====== Data for processing
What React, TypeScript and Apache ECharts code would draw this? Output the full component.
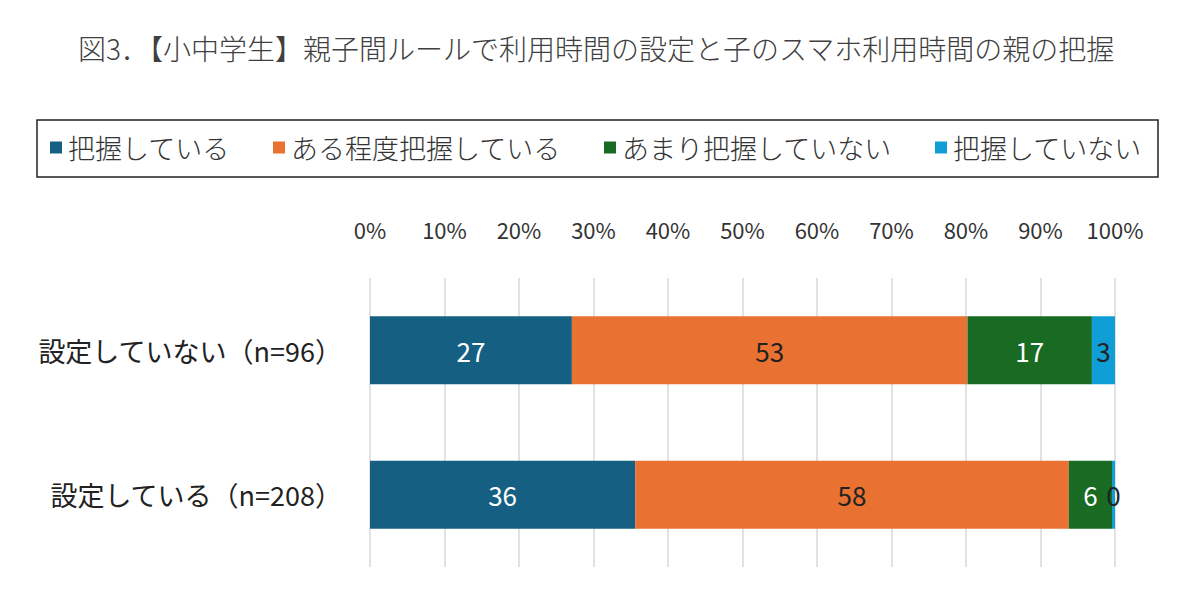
import React, { useEffect, useRef } from "react";
import * as echarts from "echarts";

const titleText = "図3．【小中学生】親子間ルールで利用時間の設定と子のスマホ利用時間の親の把握";
const categories = ["設定していない（n=96）", "設定している（n=208）"];
const seriesNames = ["把握している", "ある程度把握している", "あまり把握していない", "把握していない"];
const grasp = [27.1, 35.6];
const somewhat = [53.1, 58.2];
const notMuch = [16.7, 5.8];
const notAtAll = [3.1, 0.48];
const seriesValues = [grasp, somewhat, notMuch, notAtAll];
const colors = ["#156082", "#E97132", "#196B24", "#0F9ED5"];
const labelColors = ["#ffffff", "#222222", "#ffffff", "#222222"];

const FONT = "'Noto Sans CJK JP', 'Noto Sans', sans-serif";

export default function App() {
  const ref = useRef<HTMLDivElement>(null);
  useEffect(() => {
    document.body.style.margin = "0";
    if (!ref.current) return;
    const chart = echarts.init(ref.current, null, { renderer: "svg" });
    chart.setOption({
      animation: false,
      backgroundColor: "#ffffff",
      textStyle: { fontFamily: FONT },
      title: {
        text: titleText,
        left: 73,
        top: 29,
        textStyle: { fontFamily: FONT, fontSize: 28, fontWeight: 300, color: "#404040" },
      },
      graphic: [
        {
          type: "rect",
          shape: { x: 37, y: 120, width: 1121, height: 57 },
          style: { fill: "none", stroke: "#222222", lineWidth: 1.5 },
          z: 0,
        },
      ],
      legend: {
        data: seriesNames,
        top: 129,
        left: 45,
        itemWidth: 12,
        itemHeight: 12,
        itemGap: 43,
        icon: "rect",
        textStyle: { fontFamily: FONT, fontSize: 27, fontWeight: 300, color: "#333333", padding: [0, 0, 0, 1] },
      },
      grid: { left: 370, right: 85, top: 278, bottom: 26, containLabel: false },
      xAxis: {
        type: "value",
        position: "top",
        min: 0,
        max: 100,
        interval: 10,
        axisLine: { show: false },
        axisTick: { show: false },
        axisLabel: {
          formatter: "{value}%",
          fontFamily: FONT,
          fontSize: 22,
          color: "#333333",
          margin: 38,
        },
        splitLine: { show: true, lineStyle: { color: "#d9d9d9", width: 1.5 } },
      },
      yAxis: {
        type: "category",
        data: categories,
        inverse: true,
        axisLine: { show: false },
        axisTick: { show: false },
        axisLabel: { fontFamily: FONT, fontSize: 27, color: "#222222", margin: 28 },
      },
      series: seriesNames.map((name, i) => ({
        name,
        type: "bar",
        stack: "total",
        barWidth: 68,
        data: seriesValues[i],
        itemStyle: { color: colors[i] },
        label: {
          show: true,
          position: "inside",
          formatter: (p: any) => String(Math.round(p.value)),
          fontFamily: FONT,
          fontSize: 26,
          color: labelColors[i],
        },
      })),
    });
    return () => chart.dispose();
  }, []);
  return <div ref={ref} style={{ width: 1200, height: 593 }} />;
}
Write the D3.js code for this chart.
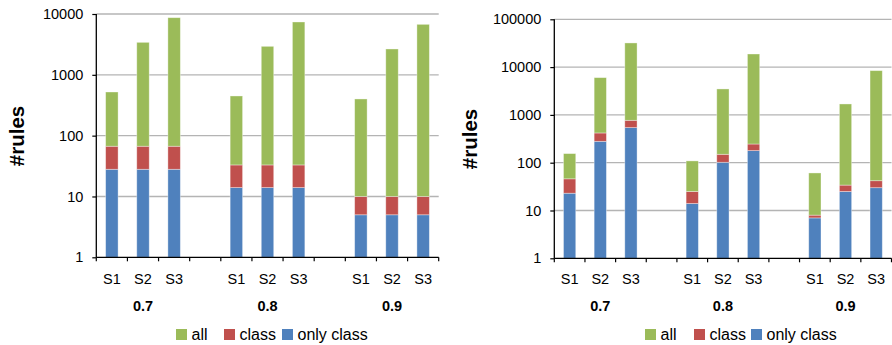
<!DOCTYPE html>
<html>
<head>
<meta charset="utf-8">
<script src="https://cdn.jsdelivr.net/npm/d3@7"></script>
<style>
  body { margin: 0; background: #fff; }
  svg text { font-family: "Liberation Sans", Arial, sans-serif; fill: #000; }
</style>
</head>
<body>
<div id="chart"></div>
<script>
//Categories
const thresholds = ["0.7", "0.8", "0.9"];
const strategies = ["S1", "S2", "S3"];
const seriesKeys = ["onlyClass", "classRules", "allRules"];
const seriesNames = { onlyClass: "only class", classRules: "class", allRules: "all" };
const legendOrder = ["allRules", "classRules", "onlyClass"];

//Left chart values (segments, stacked), order: 0.7 S1..S3, 0.8 S1..S3, 0.9 S1..S3
const leftOnlyClass = [28, 28, 28, 14, 14, 14, 5, 5, 5];
const leftClass = [39, 39, 39, 19, 19, 19, 5, 5, 5];
const leftAll = [455, 3353, 8633, 416, 2907, 7357, 391, 2650, 6750];
const leftTicks = [1, 10, 100, 1000, 10000];

//Right chart values
const rightOnlyClass = [23, 280, 542, 14, 102, 179, 7, 25, 30];
const rightClass = [23, 139, 229, 11, 48, 67, 1, 9, 12];
const rightAll = [109, 5601, 31229, 84, 3340, 18554, 53, 1659, 8388];
const rightTicks = [1, 10, 100, 1000, 10000, 100000];

//Colors
const color = d3.scaleOrdinal(seriesKeys, ["#4f81bd", "#c0504d", "#9bbb59"]);

const svg = d3.select("#chart").append("svg")
  .attr("width", 892)
  .attr("height", 345);

//Slot keys: 3 bars per group plus an empty slot between groups
const slots = [];
thresholds.forEach(function(t, gi) {
  strategies.forEach(function(s) { slots.push(t + "|" + s); });
  if (gi < thresholds.length - 1) slots.push("gap" + gi);
});

function buildRows(oc, cl, al) {
  const rows = [];
  thresholds.forEach(function(t, gi) {
    strategies.forEach(function(s, si) {
      const i = gi * strategies.length + si;
      rows.push({ key: t + "|" + s, onlyClass: oc[i], classRules: cl[i], allRules: al[i] });
    });
  });
  return rows;
}

function drawPanel(cfg) {
  const g = svg.append("g");

  const x = d3.scaleBand()
    .domain(slots)
    .range([cfg.left, cfg.right])
    .paddingInner(0.6)
    .paddingOuter(0.3);

  const y = d3.scaleLog()
    .domain([1, d3.max(cfg.ticks)])
    .range([cfg.bottom, cfg.top]);

  //Gridlines
  g.selectAll(".grid")
    .data(cfg.ticks.slice(1))
    .enter().append("line")
    .attr("x1", cfg.left)
    .attr("x2", cfg.right)
    .attr("y1", d => y(d))
    .attr("y2", d => y(d))
    .attr("stroke", "#b4b4b4")
    .attr("stroke-width", 1.3);

  //Bars
  const stacked = d3.stack().keys(seriesKeys)(cfg.rows);
  g.selectAll(".series")
    .data(stacked)
    .enter().append("g")
    .attr("fill", d => color(d.key))
    .selectAll("rect")
    .data(d => d)
    .enter().append("rect")
    .attr("x", d => x(d.data.key))
    .attr("width", x.bandwidth())
    .attr("y", d => y(d[1]))
    .attr("height", d => y(Math.max(d[0], 1)) - y(d[1]))
    .attr("stroke", "rgba(255,255,255,0.45)")
    .attr("stroke-width", 0.8);

  //Y axis
  const yAxis = d3.axisLeft(y)
    .tickValues(cfg.ticks)
    .tickFormat(d3.format("d"))
    .tickSize(4)
    .tickPadding(9);
  const ya = g.append("g")
    .attr("transform", "translate(" + cfg.left + ",0)")
    .call(yAxis);
  ya.select(".domain").attr("d", "M0," + cfg.top + "V" + cfg.bottom).attr("stroke", "#000").attr("stroke-width", 1.3);
  ya.selectAll(".tick line").attr("stroke", "#000").attr("stroke-width", 1.2);
  ya.selectAll(".tick text")
    .attr("font-size", 14.5)
    .attr("font-family", "Liberation Sans, Arial, sans-serif")
    .attr("fill", "#000");

  //X axis line and boundary ticks
  g.append("line")
    .attr("x1", cfg.left).attr("x2", cfg.right)
    .attr("y1", cfg.bottom).attr("y2", cfg.bottom)
    .attr("stroke", "#000").attr("stroke-width", 1.3);
  g.selectAll(".xtick")
    .data(d3.range(slots.length + 1))
    .enter().append("line")
    .attr("x1", i => x.range()[0] + i * x.step())
    .attr("x2", i => x.range()[0] + i * x.step())
    .attr("y1", cfg.bottom)
    .attr("y2", cfg.bottom + 4)
    .attr("stroke", "#000")
    .attr("stroke-width", 1.2);

  //Strategy labels
  g.selectAll(".slabel")
    .data(cfg.rows)
    .enter().append("text")
    .attr("x", d => x(d.key) + x.bandwidth() / 2)
    .attr("y", 284)
    .attr("text-anchor", "middle")
    .attr("font-size", 14.5)
    .text(d => d.key.split("|")[1]);

  //Threshold labels
  g.selectAll(".glabel")
    .data(thresholds)
    .enter().append("text")
    .attr("x", t => x(t + "|S2") + x.bandwidth() / 2)
    .attr("y", 311)
    .attr("text-anchor", "middle")
    .attr("font-size", 14.5)
    .attr("font-weight", "bold")
    .text(t => t);

  //Y axis title
  g.append("text")
    .attr("transform", "translate(" + cfg.titleX + "," + cfg.titleY + ") rotate(-90)")
    .attr("text-anchor", "middle")
    .attr("dy", "0.35em")
    .attr("font-size", 20.5)
    .attr("font-weight", "bold")
    .text("#rules");

  //Legend
  const legend = g.selectAll(".legend")
    .data(legendOrder)
    .enter().append("g")
    .attr("transform", (d, i) => "translate(" + (cfg.legendX + cfg.legendOffsets[i]) + ",329)");
  legend.append("rect")
    .attr("width", 11)
    .attr("height", 11)
    .attr("fill", d => color(d));
  legend.append("text")
    .attr("x", 15.5)
    .attr("y", 10.5)
    .attr("font-size", 16)
    .text(d => seriesNames[d]);
}

drawPanel({
  rows: buildRows(leftOnlyClass, leftClass, leftAll),
  ticks: leftTicks,
  left: 96.3, right: 438.7, top: 14, bottom: 257.3,
  titleX: 17, titleY: 136,
  legendX: 176, legendOffsets: [0, 48, 106]
});

drawPanel({
  rows: buildRows(rightOnlyClass, rightClass, rightAll),
  ticks: rightTicks,
  left: 554.3, right: 891.5, top: 19.3, bottom: 258.3,
  titleX: 470, titleY: 139,
  legendX: 645, legendOffsets: [0, 49, 106]
});
</script>
</body>
</html>
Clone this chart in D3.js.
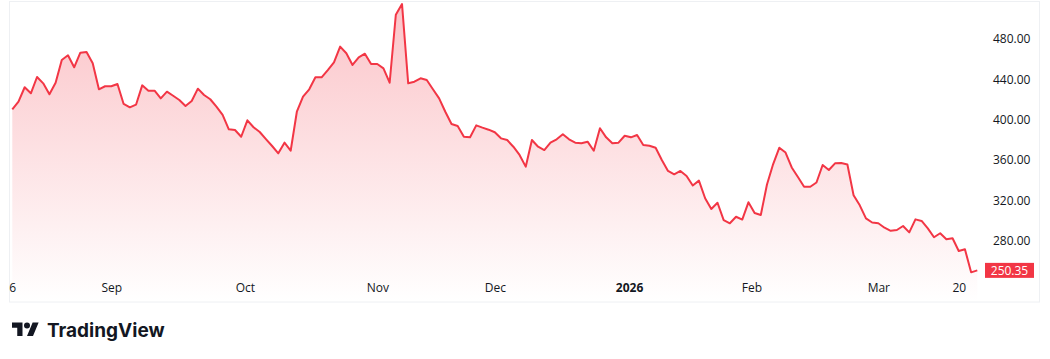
<!DOCTYPE html>
<html lang="en">
<head>
<meta charset="utf-8">
<title>Price chart</title>
<script src="https://cdn.jsdelivr.net/npm/d3@7"></script>
<style>
  body { margin: 0; background: #fff; }
  svg { display: block; font-family: "Open Sans", Roboto, sans-serif; }
  .axis text { fill: #131722; font-size: 12px; }
</style>
</head>
<body>
<script>
// daily closes
var prices = [
  410.2, 417.8, 432.1, 426.1, 442.3, 436.0, 425.1, 436.6, 459.2, 463.8,
  451.9, 466.4, 467.1, 455.9, 430.1, 433.1, 433.1, 435.3, 415.5, 412.2,
  414.8, 434.0, 428.7, 428.7, 421.1, 427.7, 423.7, 419.5, 413.5, 418.5,
  430.7, 424.4, 420.2, 412.8, 404.6, 390.4, 389.7, 383.0, 399.3, 392.4,
  387.7, 380.7, 373.8, 366.5, 377.1, 369.1, 407.8, 422.7, 430.1, 442.0,
  442.0, 449.2, 456.9, 472.4, 465.8, 454.2, 461.8, 465.4, 455.2, 455.2,
  450.9, 436.6, 504.1, 514.7, 436.0, 437.6, 441.0, 439.3, 430.1, 421.1,
  407.8, 395.6, 393.6, 383.0, 382.4, 394.3, 392.0, 390.0, 387.4, 381.4,
  379.7, 373.1, 364.9, 353.3, 379.7, 373.1, 369.8, 377.1, 380.4, 385.4,
  380.4, 377.1, 376.5, 378.1, 369.1, 391.4, 382.4, 376.5, 377.1, 384.0,
  382.4, 384.7, 374.8, 374.1, 372.1, 359.9, 349.0, 345.7, 349.0, 344.0,
  334.6, 339.4, 321.9, 311.3, 317.5, 300.3, 297.1, 303.6, 300.8, 317.9,
  307.3, 305.3, 335.6, 355.9, 372.1, 367.3, 352.5, 343.0, 333.4, 333.3,
  337.6, 354.9, 350.0, 356.6, 356.9, 355.4, 324.9, 314.9, 302.0, 297.9,
  297.1, 292.7, 289.6, 290.4, 294.4, 288.1, 301.0, 299.4, 292.1, 283.2,
  287.2, 281.2, 282.2, 269.6, 271.3, 248.4, 250.35
];

var yTicks = [280, 320, 360, 400, 440, 480];
var xTickIdx = [0, 16, 37.6, 59, 78, 99.7, 119.5, 140, 153];
var xTickLabels = ["6", "Sep", "Oct", "Nov", "Dec", "2026", "Feb", "Mar", "20"];
var boldLabels = ["2026"];

var w = 1050, h = 359;
var red = "#f23645";

var svg = d3.select("body").append("svg")
  .attr("width", w)
  .attr("height", h);

svg.append("rect").attr("width", w).attr("height", h).attr("fill", "#fff");

var x = d3.scaleLinear()
  .domain([0, prices.length - 1])
  .range([12.3, 977.3]);

var y = d3.scaleLinear()
  .domain([280, 480])
  .range([240.5, 39]);

var paneBottom = 302;

// gradient under the line
var defs = svg.append("defs");
var grad = defs.append("linearGradient")
  .attr("id", "fillGrad")
  .attr("gradientUnits", "userSpaceOnUse")
  .attr("x1", 0).attr("y1", 0)
  .attr("x2", 0).attr("y2", paneBottom);
grad.append("stop").attr("offset", "0%").attr("stop-color", red).attr("stop-opacity", 0.3);
grad.append("stop").attr("offset", "100%").attr("stop-color", red).attr("stop-opacity", 0.0);

defs.append("clipPath").attr("id", "paneClip")
  .append("rect").attr("x", 10).attr("y", 2).attr("width", 1030).attr("height", paneBottom - 2);

// frame
svg.append("rect")
  .attr("x", 9.5).attr("y", 1.5)
  .attr("width", 1030).attr("height", paneBottom - 1.5)
  .attr("fill", "none")
  .attr("stroke", "#eef0f3");

var area = d3.area()
  .x(function(d, i) { return x(i); })
  .y0(paneBottom)
  .y1(function(d) { return y(d); });

var line = d3.line()
  .x(function(d, i) { return x(i); })
  .y(function(d) { return y(d); });

var pane = svg.append("g").attr("clip-path", "url(#paneClip)");

pane.append("path")
  .datum(prices)
  .attr("d", area)
  .attr("fill", "url(#fillGrad)");

pane.append("path")
  .datum(prices)
  .attr("d", line)
  .attr("fill", "none")
  .attr("stroke", red)
  .attr("stroke-width", 2)
  .attr("stroke-linejoin", "round");

// price axis
var yAxis = d3.axisRight(y)
  .tickValues(yTicks)
  .tickFormat(d3.format(".2f"))
  .tickSize(0)
  .tickPadding(0);

svg.append("g")
  .attr("class", "axis")
  .attr("transform", "translate(993,0)")
  .call(yAxis)
  .attr("font-family", null)
  .attr("font-size", null)
  .call(function(g) { g.select(".domain").remove(); });

// time axis
var xAxis = d3.axisBottom(x)
  .tickValues(xTickIdx)
  .tickFormat(function(d, i) { return xTickLabels[i]; })
  .tickSize(0)
  .tickPadding(0);

var xg = svg.append("g")
  .attr("class", "axis")
  .attr("transform", "translate(0,283)")
  .call(xAxis)
  .attr("font-family", null)
  .attr("font-size", null)
  .call(function(g) { g.select(".domain").remove(); });

xg.selectAll("text")
  .style("font-weight", function(d, i) {
    return boldLabels.indexOf(xTickLabels[i]) >= 0 ? "bold" : "normal";
  });

// last price tag
var last = prices[prices.length - 1];
var tag = svg.append("g").attr("transform", "translate(985," + y(last) + ")");
tag.append("rect")
  .attr("x", 0).attr("y", -7.5)
  .attr("width", 49).attr("height", 15)
  .attr("fill", red);
tag.append("text")
  .attr("x", 24.5).attr("y", 0)
  .attr("dy", "0.35em")
  .attr("text-anchor", "middle")
  .attr("fill", "#fff")
  .style("font-size", "12px")
  .text(d3.format(".2f")(last));

// TradingView mark
var logo = svg.append("g").attr("transform", "translate(12,319.5) scale(0.75)");
logo.append("path")
  .attr("d", "M14 22H7V11H0V4h14v18zM28 22h-8l7.5-18h8L28 22z")
  .attr("fill", "#131722");
logo.append("circle")
  .attr("cx", 20).attr("cy", 8).attr("r", 4)
  .attr("fill", "#131722");

svg.append("text")
  .attr("x", 47)
  .attr("y", 337)
  .attr("fill", "#131722")
  .style("font-family", "Inter, Roboto, sans-serif")
  .style("font-weight", 700)
  .style("font-size", "19px")
  .text("TradingView");
</script>
</body>
</html>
============
*Challenge*
Repeat only the lines between the top of the entries above and the line containing "import * as", both ends included, without the pictures.

*Result of the exercise*
What React, TypeScript and Apache ECharts code would draw this? Output the full component.
import React, { useEffect, useRef } from "react";
import * as echarts from "echarts";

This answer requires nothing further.